Os autores realçaram o facto dos benefícios da aspirina ao nível da prevenção
oncológica se basearem, provavelmente, em efeitos pleiotrópicos, talvez anti-
inflamatórios, e efeitos apoptóticos em vez de só antitrombolíticos.
Conclusão
Este estudo demonstrou um importante efeito da utilização de uma baixa dose de
aspirina na prevenção da mortalidade não vascular e por cancro, que se pode
verificar num curto período de tempo.
Comentário
O efeito da aspirina na redução do risco de eventos cardiovasculares está bem
definido, sempre contrabalançado pelo seu efeito hemorrágico. No entanto ainda
existe alguma controvérsia relativamente ao seu efeito antineoplásico.

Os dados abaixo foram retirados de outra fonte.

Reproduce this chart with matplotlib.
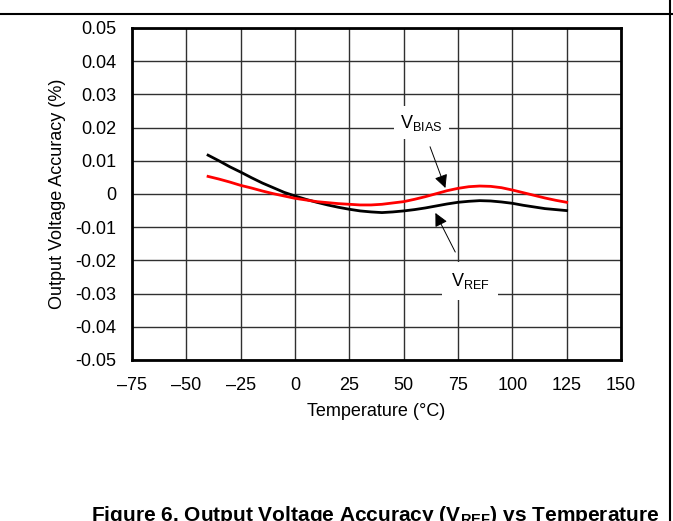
import matplotlib
matplotlib.use("Agg")
import matplotlib.pyplot as plt

plt.rcParams['font.family'] = ['Liberation Sans', 'DejaVu Sans']

# temperature points (°C)
temp = [-40, -35, -30, -25, -20, -15, -10, -5, 0, 5, 10, 15, 20, 25, 30, 35, 40, 45,
        50, 55, 60, 65, 70, 75, 80, 85, 90, 95, 100, 105, 110, 115, 120, 125]
# VREF accuracy (%) - black curve
vref = [0.0117, 0.0100, 0.0082, 0.0066, 0.0049, 0.0033, 0.0019, 0.0005, -0.0006,
        -0.0016, -0.0025, -0.0033, -0.0040, -0.0046, -0.0051, -0.0054, -0.0056, -0.0054,
        -0.0051, -0.0047, -0.0042, -0.0036, -0.0030, -0.0025, -0.0022, -0.0020, -0.0021,
        -0.0024, -0.0028, -0.0034, -0.0039, -0.0044, -0.0047, -0.0050]
# VBIAS accuracy (%) - red curve
vbias = [0.0053, 0.0045, 0.0036, 0.0026, 0.0018, 0.0009, 0.0001, -0.0006, -0.0013,
         -0.0018, -0.0023, -0.0026, -0.0029, -0.0031, -0.0033, -0.0033, -0.0031, -0.0027,
         -0.0023, -0.0016, -0.0008, 0.0001, 0.0010, 0.0017, 0.0022, 0.0024, 0.0023,
         0.0019, 0.0012, 0.0004, -0.0004, -0.0012, -0.0019, -0.0025]

xticks = [-75, -50, -25, 0, 25, 50, 75, 100, 125, 150]
xticklabels = ['\u201375', '\u201350', '\u201325', '0', '25', '50', '75', '100', '125', '150']
yticks = [0.05, 0.04, 0.03, 0.02, 0.01, 0, -0.01, -0.02, -0.03, -0.04, -0.05]
yticklabels = ['0.05', '0.04', '0.03', '0.02', '0.01', '0', '-0.01', '-0.02', '-0.03', '-0.04', '-0.05']

fig = plt.figure(figsize=(6.73, 5.21), dpi=100)
ax = fig.add_axes([132 / 673, 1 - 360 / 521, (621 - 132) / 673, (360 - 28) / 521])

ax.plot(temp, vref, color='black', lw=2, zorder=3)
ax.plot(temp, vbias, color='red', lw=2, zorder=4)

ax.set_xlim(-75, 150)
ax.set_ylim(-0.05, 0.05)
ax.set_xticks(xticks)
ax.set_xticklabels(xticklabels)
ax.set_yticks(yticks)
ax.set_yticklabels(yticklabels)
ax.tick_params(length=0, labelsize=13)
ax.tick_params(axis='x', pad=12)
ax.tick_params(axis='y', pad=11)
ax.grid(True, color='#303030', lw=1)
ax.set_axisbelow(True)
for s in ax.spines.values():
    s.set_linewidth(2)

ax.set_xlabel('Temperature (°C)', fontsize=13, labelpad=7)
ax.set_ylabel('Output Voltage Accuracy (%)', fontsize=13, labelpad=7)

# annotations
ax.annotate('V$_{\\mathregular{BIAS}}$', xy=(69.2, 0.0018), xytext=(58, 0.0215),
            fontsize=13, ha='center', va='center', zorder=5,
            bbox=dict(boxstyle='square,pad=0.35', fc='white', ec='none'),
            arrowprops=dict(arrowstyle='-|>', color='black', lw=0.7,
                            mutation_scale=20, shrinkA=6, shrinkB=0))
ax.annotate('V$_{\\mathregular{REF}}$', xy=(64.6, -0.0057), xytext=(80.5, -0.0262),
            fontsize=13, ha='center', va='center', zorder=5,
            bbox=dict(boxstyle='square,pad=0.5', fc='white', ec='none'),
            arrowprops=dict(arrowstyle='-|>', color='black', lw=0.7,
                            mutation_scale=20, shrinkA=8, shrinkB=0))

# frame lines of the page
fig.add_artist(plt.Line2D([0, 1], [1 - 14 / 521, 1 - 14 / 521], color='black', lw=1.5,
                          transform=fig.transFigure))
fig.add_artist(plt.Line2D([670 / 673, 670 / 673], [0, 1], color='black', lw=1.5,
                          transform=fig.transFigure))

fig.text(375 / 673, 1 - 504 / 521, 'Figure 6. Output Voltage Accuracy (V$_{\\mathregular{REF}}$) vs Temperature',
         ha='center', va='top', fontsize=15, fontweight='bold')

fig.savefig('out.png', dpi=100)
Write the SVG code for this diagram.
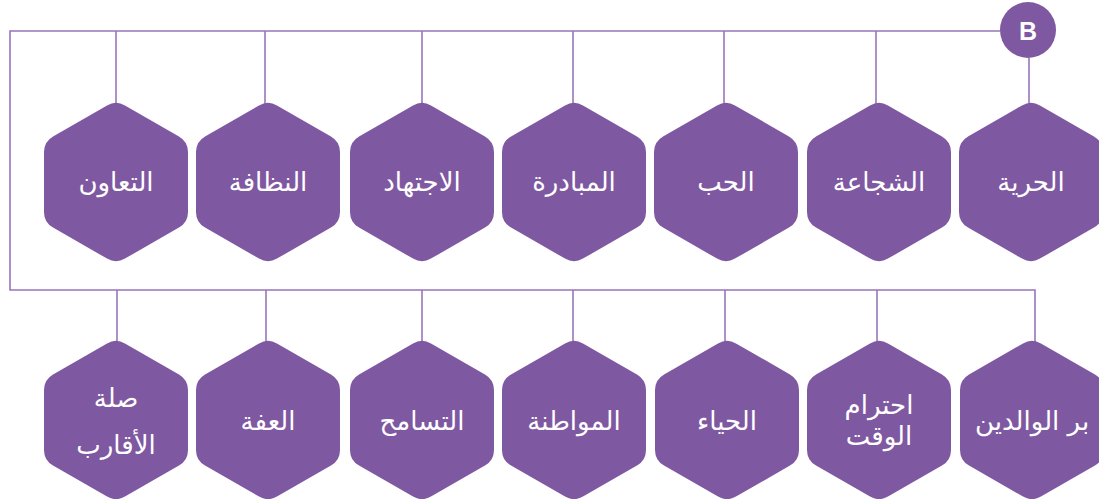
<svg xmlns="http://www.w3.org/2000/svg" xmlns:xlink="http://www.w3.org/1999/xlink" width="1099" height="499" viewBox="0 0 1099 499">
<style>
.hex{fill:#7F58A2;stroke:#7F58A2;stroke-width:36;stroke-linejoin:round}
.lbl{fill:#ffffff;font-family:"DejaVu Sans","Noto Sans",sans-serif;font-size:26px;text-anchor:middle;dominant-baseline:central}
.ln{fill:none;stroke:#9776BA;stroke-width:1.6}
</style>
<defs>
<polygon id="hexshape" class="hex" points="0,-61 54,-30 54,30 0,61 -54,30 -54,-30"/>
</defs>
<rect width="1099" height="499" fill="#ffffff"/>
<g id="connectors">
<polyline class="ln" points="1000,31 10,31 10,290 1035,290 1035,342"/>
<line class="ln" x1="1029" y1="58" x2="1029" y2="104"/>
<line class="ln" x1="116" y1="31" x2="116" y2="104"/>
<line class="ln" x1="265" y1="31" x2="265" y2="104"/>
<line class="ln" x1="422" y1="31" x2="422" y2="104"/>
<line class="ln" x1="573" y1="31" x2="573" y2="104"/>
<line class="ln" x1="724" y1="31" x2="724" y2="104"/>
<line class="ln" x1="876" y1="31" x2="876" y2="104"/>
<line class="ln" x1="117" y1="290" x2="117" y2="342"/>
<line class="ln" x1="266" y1="290" x2="266" y2="342"/>
<line class="ln" x1="422" y1="290" x2="422" y2="342"/>
<line class="ln" x1="573" y1="290" x2="573" y2="342"/>
<line class="ln" x1="725" y1="290" x2="725" y2="342"/>
<line class="ln" x1="877" y1="290" x2="877" y2="342"/>
</g>
<g id="node-B">
<circle cx="1028" cy="30" r="28" fill="#7F58A2"/>
<text x="1028" y="31" fill="#ffffff" font-family="Liberation Sans, Arial, sans-serif" font-weight="bold" font-size="25" text-anchor="middle" dominant-baseline="central">B</text>
</g>
<g id="node-hurriya"><use xlink:href="#hexshape" x="1031" y="182"/><text class="lbl" x="1031" y="182">الحرية</text></g>
<g id="node-shajaa"><use xlink:href="#hexshape" x="879" y="182"/><text class="lbl" x="879" y="182">الشجاعة</text></g>
<g id="node-hubb"><use xlink:href="#hexshape" x="726" y="182"/><text class="lbl" x="726" y="182">الحب</text></g>
<g id="node-mubadara"><use xlink:href="#hexshape" x="574" y="182"/><text class="lbl" x="574" y="182">المبادرة</text></g>
<g id="node-ijtihad"><use xlink:href="#hexshape" x="422" y="182"/><text class="lbl" x="422" y="182">الاجتهاد</text></g>
<g id="node-nazafa"><use xlink:href="#hexshape" x="268" y="182"/><text class="lbl" x="268" y="182">النظافة</text></g>
<g id="node-taawun"><use xlink:href="#hexshape" x="116" y="182"/><text class="lbl" x="116" y="182">التعاون</text></g>
<g id="node-birr"><use xlink:href="#hexshape" x="1032" y="420"/><text class="lbl" x="1032" y="421">بر الوالدين</text></g>
<g id="node-ihtiram"><use xlink:href="#hexshape" x="879" y="420"/><text class="lbl" x="879" y="405">احترام</text><text class="lbl" x="879" y="436">الوقت</text></g>
<g id="node-haya"><use xlink:href="#hexshape" x="727" y="420"/><text class="lbl" x="727" y="421">الحياء</text></g>
<g id="node-muwatana"><use xlink:href="#hexshape" x="574" y="420"/><text class="lbl" x="574" y="421">المواطنة</text></g>
<g id="node-tasamuh"><use xlink:href="#hexshape" x="422" y="420"/><text class="lbl" x="422" y="421">التسامح</text></g>
<g id="node-iffa"><use xlink:href="#hexshape" x="268" y="420"/><text class="lbl" x="268" y="421">العفة</text></g>
<g id="node-sila"><use xlink:href="#hexshape" x="116" y="420"/><text class="lbl" x="116" y="398">صلة</text><text class="lbl" x="116" y="445">الأقارب</text></g>
</svg>
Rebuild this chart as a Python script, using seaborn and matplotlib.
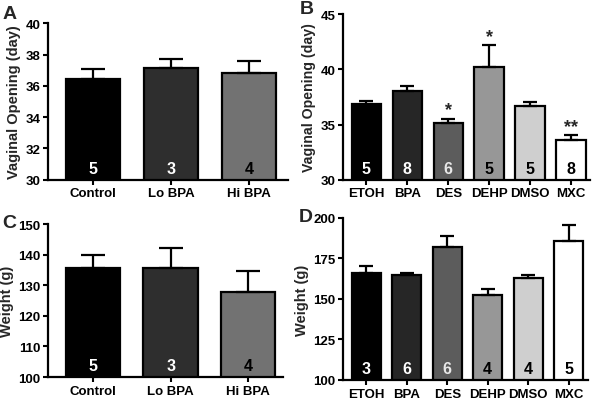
import matplotlib
matplotlib.use("Agg")
import matplotlib.pyplot as plt
import seaborn as sns
import pandas as pd

sns.set_style("ticks")
plt.rcParams["font.family"] = ["Liberation Sans", "DejaVu Sans"]
plt.rcParams["font.weight"] = "bold"

# panel A / C groups
groups_ac = ["Control", "Lo BPA", "Hi BPA"]
vo_a = [36.45, 37.15, 36.85]
vo_a_err = [0.6, 0.55, 0.75]
n_a = ["5", "3", "4"]
wt_c = [135.6, 135.8, 127.8]
wt_c_err = [4.2, 6.5, 6.9]
n_c = ["5", "3", "4"]

# panel B / D groups
groups_bd = ["ETOH", "BPA", "DES", "DEHP", "DMSO", "MXC"]
vo_b = [36.85, 38.0, 35.1, 40.25, 36.65, 33.6]
vo_b_err = [0.3, 0.45, 0.45, 1.95, 0.4, 0.45]
stars_b = ["", "", "*", "*", "", "**"]
n_b = ["5", "8", "6", "5", "5", "8"]
wt_d = [166.0, 164.6, 182.2, 152.6, 163.2, 185.9]
wt_d_err = [4.2, 1.5, 6.6, 3.6, 1.6, 9.6]
n_d = ["3", "6", "6", "4", "4", "5"]

colors_ac = ["#000000", "#2e2e2e", "#727272"]
colors_bd = ["#000000", "#262626", "#5c5c5c", "#979797", "#cfcfcf", "#ffffff"]
text_ac = ["white", "white", "black"]
text_bd = ["white", "white", "#e8e8e8", "black", "black", "black"]


def panel(ax, cats, vals, errs, counts, colors, tcolors, ylim, yticks, ylabel,
          stars=None, xlim=None, width=0.7, capsize=8, label_size=10.5):
    df = pd.DataFrame({"group": cats, "value": vals})
    sns.barplot(data=df, x="group", y="value", hue="group", palette=colors,
                order=cats, hue_order=cats, errorbar=None, width=width,
                edgecolor="black", linewidth=1.6, legend=False, ax=ax)
    ax.errorbar(range(len(cats)), vals, yerr=[[0] * len(cats), errs], fmt="none",
                ecolor="black", elinewidth=1.6, capsize=capsize, capthick=1.6,
                zorder=1)
    lo, hi = ylim
    for i, (c, tc) in enumerate(zip(counts, tcolors)):
        ax.text(i, lo + (hi - lo) * 0.025, c, color=tc, ha="center", va="bottom",
                fontsize=11.5, fontweight="bold")
    if stars:
        for i, s in enumerate(stars):
            if s:
                ax.text(i, vals[i] + errs[i], s, ha="center", va="bottom",
                        fontsize=13, fontweight="bold")
    ax.set_ylim(lo, hi)
    ax.set_yticks(yticks)
    ax.set_xlim(*xlim)
    ax.set_xlabel("")
    ax.set_ylabel(ylabel, fontsize=label_size, fontweight="bold", labelpad=3)
    ax.tick_params(axis="both", labelsize=9.5, width=1.5, length=3.5, pad=2,
                   colors="black")
    for lab in ax.get_xticklabels() + ax.get_yticklabels():
        lab.set_fontweight("bold")
    for sp in ["left", "bottom"]:
        ax.spines[sp].set_linewidth(1.6)
        ax.spines[sp].set_color("black")
    sns.despine(ax=ax)


fig = plt.figure(figsize=(6.01, 4.10), dpi=100)
ax_a = fig.add_axes([0.080, 0.559, 0.399, 0.382])
ax_b = fig.add_axes([0.571, 0.559, 0.411, 0.404])
ax_c = fig.add_axes([0.080, 0.078, 0.391, 0.373])
ax_d = fig.add_axes([0.571, 0.071, 0.407, 0.395])

panel(ax_a, groups_ac, vo_a, vo_a_err, n_a, colors_ac, text_ac, (30, 40),
      [30, 32, 34, 36, 38, 40], "Vaginal Opening (day)", xlim=(-0.58, 2.5),
      capsize=8.5)
panel(ax_b, groups_bd, vo_b, vo_b_err, n_b, colors_bd, text_bd, (30, 45),
      [30, 35, 40, 45], "Vaginal Opening (day)", stars=stars_b,
      xlim=(-0.57, 5.47), width=0.72, capsize=5, label_size=10.2)
panel(ax_c, groups_ac, wt_c, wt_c_err, n_c, colors_ac, text_ac, (100, 150),
      [100, 110, 120, 130, 140, 150], "Weight (g)", xlim=(-0.58, 2.45),
      capsize=8.5)
panel(ax_d, groups_bd, wt_d, wt_d_err, n_d, colors_bd, text_bd, (100, 200),
      [100, 125, 150, 175, 200], "Weight (g)", xlim=(-0.57, 5.47),
      width=0.72, capsize=5)

for lab, x, y in [("A", 0.004, 0.985), ("B", 0.499, 0.997),
                  ("C", 0.004, 0.475), ("D", 0.497, 0.490)]:
    fig.text(x, y, lab, fontsize=14, fontweight="bold", va="top", ha="left")

fig.savefig("out.png", dpi=100)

A prova mais consistente do efeito antineoplásico da aspirina tem-se verificado
na redução do risco do cancro colo-retal (CCR) e na recorrência dos pólipos
adenomatosos.1-6 Relativamente a outras neoplasias (como a esofágica, gástrica,
biliar, prostática e mamária, e ainda metástases à distância, tanto iniciais
como subsequentes),6-8 têm sido revelados também dados interessantes, com
reduções de risco de cancro em cerca de 21%, embora com benefício apenas após 5
anos de terapêutica, e ainda uma redução na mortalidade por cancro em FU até 20
anos.7-9 Um estudo que avaliou 51 ensaios randomizados demonstrou que a
aspirina, independentemente da dose, reduzia significativamente a mortalidade
por cancro em 15% (benefício observado aos 3 anos com doses altas de AAS, >
300mg/dia; e aos 5 anos para doses baixas, <300 mg/dia).10 Por outro lado,
estudos realizados a nível de prevenção primária revelaram que a aspirina não
se associava à redução de risco de CCR em FU de 10 a 15 anos,11,12 nem à
diminuição da incidência ou mortalidade de cancro em geral.11
Vários estudos levantam a hipótese do efeito antineoplásico da aspirina estar
relacionado com a sua ação antiplaquetária (pela inibição irreversível da COX-
2, que leva à diminuição da síntese de prostaglandinas, que podem inibir o
crescimento tumoral) no crescimento e disseminação de células tumorais, bem
como o seu início,1,3,7,8,13 já que se verifica um aumento da atividade
plaquetária nos doentes com cancro, e esta ativação plaquetária é um dos
pontos-chave da disseminação tumoral.13
Até hoje não foram ainda atualizadas as recomendações da US Preventive Task
Force (USPTF) sobre este assunto, sendo que as de 2007 ainda não propunham a
utilização da aspirina como quimioprevenção primária, relativamente ao CCR. É
referido, no documento, que o uso crónico de AAS aumenta o risco de hemorragia
gastrointestinal e AVC hemorrágico, bem como o de insuficiência renal e
hipertensão.2 Neste sentido o risco hemorrágico tem vindo a ser averiguado,
sendo que uma meta-análise de 2011 permitiu aferir que basta tratar com AAS 261
pacientes durante um período de 6,9 anos para que um deles tenha um evento
hemorrágico major (Number Needed to Harm = 261).14
Calculando o Number Needed to Treat do uso de aspirina a partir dos 23 estudos
incluídos nesta meta-análise (FU médio de 2,5 anos), resulta o valor de 323 e,
mais especificamente, de 173, calculando-o a partir dos 11 estudos que
avaliaram a morte por cancro, o que traduz uma necessidade de tratar 173
pacientes com AAS, durante 2,8 anos (tempo médio de FU dos 11 estudos) para que
um deles tenha benefício (evicção de morte por cancro).
Estudos apontam para que o fator mais importante na redução do cancro seja a
duração da exposição à aspirina,8 apesar de ainda não terem sido definidas a
menor dose eficaz, a duração do tratamento, a população alvo ideal ou os
efeitos mais específicos na sobrevida.1
Saliente-se, por fim, que as conclusões deste estudo, por terem sido noticiadas
pela comunicação social aquando da sua publicação, poderão condicionar um
incremento na solicitação da prescrição deste fármaco por utentes e doentes
mais bem informados, ou até mesmo de alguns o iniciarem sem conhecimento ou
aconselhamento médico.
Por tudo isto, as autoras são da opinião que o efeito benéfico da aspirina
sobre o cancro deverá ser objeto de mais estudos.